Stacked Generative Machine Learning Models for Fast Approximations of
Steady-State Navier-Stokes Equations
- URL: http://arxiv.org/abs/2112.06419v1
- Date: Mon, 13 Dec 2021 05:08:55 GMT
- Title: Stacked Generative Machine Learning Models for Fast Approximations of
Steady-State Navier-Stokes Equations
- Authors: Shen Wang, Mehdi Nikfar, Joshua C. Agar, Yaling Liu
- Abstract summary: We develop a weakly-supervised approach to solve the steady-state Navier-Stokes equations under various boundary conditions.
We achieve state-of-the-art results without any labeled simulation data.
We train stacked models of increasing complexity generating the numerical solutions for N-S equations.
- Score: 1.4150517264592128
- License: http://creativecommons.org/licenses/by-nc-sa/4.0/
- Abstract: Computational fluid dynamics (CFD) simulations are broadly applied in
engineering and physics. A standard description of fluid dynamics requires
solving the Navier-Stokes (N-S) equations in different flow regimes.

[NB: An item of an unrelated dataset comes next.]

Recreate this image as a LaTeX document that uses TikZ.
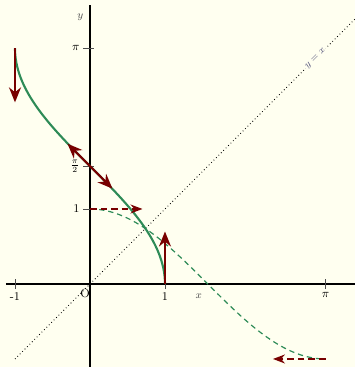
\documentclass[tikz,border=0pt]{standalone}
\usetikzlibrary{arrows.meta}
\definecolor{bg}{RGB}{255,255,240}
\definecolor{curvegreen}{RGB}{46,139,87}
\definecolor{arrred}{RGB}{120,0,0}
\definecolor{lblue}{RGB}{80,80,120}
\tikzset{
  axis/.style={line width=1.4pt,black},
  tick/.style={line width=0.6pt,black!70},
  ticklbl/.style={font=\small,inner sep=1pt},
  maincurve/.style={line width=1.6pt,curvegreen},
  invcurve/.style={line width=0.9pt,curvegreen,dash pattern=on 4pt off 3pt},
  vec/.style={line width=1.6pt,arrred,-{Stealth[length=4mm,width=3.2mm]}},
  dvec/.style={line width=1.1pt,arrred,dash pattern=on 5pt off 3pt,-{Stealth[length=3.2mm,width=2.4mm]}},
  axlbl/.style={font=\footnotesize,text=black!70,inner sep=1pt}
}
\begin{document}
\begin{tikzpicture}[x=2cm,y=2cm]
\fill[bg] (-1.2,-1.107) rectangle (3.533,3.787);
\useasboundingbox (-1.2,-1.107) rectangle (3.533,3.787);
% dotted y=x
\coordinate (dA) at (-1,-1);
\coordinate (dB) at (3.53,3.53);
\draw[dotted,line width=0.6pt] (dA) -- (dB) node[pos=0.885,sloped,fill=bg,inner sep=1pt,font=\scriptsize,text=lblue] (yx) {$y=x$};
% axes
\coordinate (xl) at (-1.12,0);
\coordinate (xr) at (3.533,0);
\coordinate (yb) at (0,-1.107);
\coordinate (yt) at (0,3.72);
\draw[axis] (xl) -- (xr);
\draw[axis] (yb) -- (yt);
% ticks x
\foreach \v/\n/\l in {-1/tm1/-1, 1/t1/1, pi/tpi/$\pi$}{
  \draw[tick] (\v,-0.07) -- (\v,0.07);
  \node[ticklbl,below] (\n) at (\v,-0.09) {\l};
}
\node[ticklbl,below left] (O) at (0.02,-0.05) {O};
% ticks y
\draw[tick] (-0.09,1) -- (0.06,1);
\draw[tick] (-0.09,pi/2) -- (0.06,pi/2);
\draw[tick] (-0.09,pi) -- (0.06,pi);
\node[ticklbl,left] (ly1) at (-0.12,1) {1};
\node[ticklbl,left] (lypi2) at (-0.12,pi/2) {$\frac{\pi}{2}$};
\node[ticklbl,left] (lypi) at (-0.12,pi) {$\pi$};
\node[axlbl] (ylab) at (-0.13,3.56) {$y$};
\node[axlbl] (xlab) at (1.45,-0.16) {$x$};
% cos curve (dashed)
\draw[invcurve] plot[domain=0:pi,samples=80] (\x,{cos(\x r)});
% arccos curve
\draw[maincurve] plot[domain=0:pi,samples=120] ({cos(\x r)},\x);
% arrows
\coordinate (a1s) at (-1,pi);
\coordinate (a1e) at (-1,{pi-0.72});
\draw[vec] (a1s) -- (a1e);
\coordinate (a2s) at (1,0);
\coordinate (a2e) at (1,0.7);
\draw[vec] (a2s) -- (a2e);
\coordinate (a3c) at (0,pi/2);
\coordinate (a3u) at (-0.3,{pi/2+0.3});
\coordinate (a3d) at (0.3,{pi/2-0.3});
\draw[vec,{Stealth[length=4mm,width=3.2mm]}-{Stealth[length=4mm,width=3.2mm]}] (a3u) -- (a3d);
\coordinate (a4s) at (0,1);
\coordinate (a4e) at (0.7,1);
\draw[dvec] (a4s) -- (a4e);
\coordinate (a5s) at (pi,-1);
\coordinate (a5e) at (2.44,-1);
\draw[dvec] (a5s) -- (a5e);
\end{tikzpicture}
\end{document}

However,
applications of CFD simulations are computationally-limited by the
availability, speed, and parallelism of high-performance computing. To improve
computational efficiency, machine learning techniques have been used to create
accelerated data-driven approximations for CFD. A majority of such approaches
rely on large labeled CFD datasets that are expensive to obtain at the scale
necessary to build robust data-driven models. We develop a weakly-supervised
approach to solve the steady-state N-S equations under various boundary
conditions, using a multi-channel input with boundary and geometric conditions.
We achieve state-of-the-art results without any labeled simulation data, but
using a custom data-driven and physics-informed loss function by using and
small-scale solutions to prime the model to solve the N-S equations. To improve
the resolution and predictability, we train stacked models of increasing
complexity generating the numerical solutions for N-S equations. Without
expensive computations, our model achieves high predictability with a variety
of obstacles and boundary conditions. Given its high flexibility, the model can
generate a solution on a 64 x 64 domain within 5 ms on a regular desktop
computer which is 1000 times faster than a regular CFD solver. Translation of
interactive CFD simulation on local consumer computing hardware enables new
applications in real-time predictions on the internet of things devices where
data transfer is prohibitive and can increase the scale, speed, and
computational cost of boundary-value fluid problems.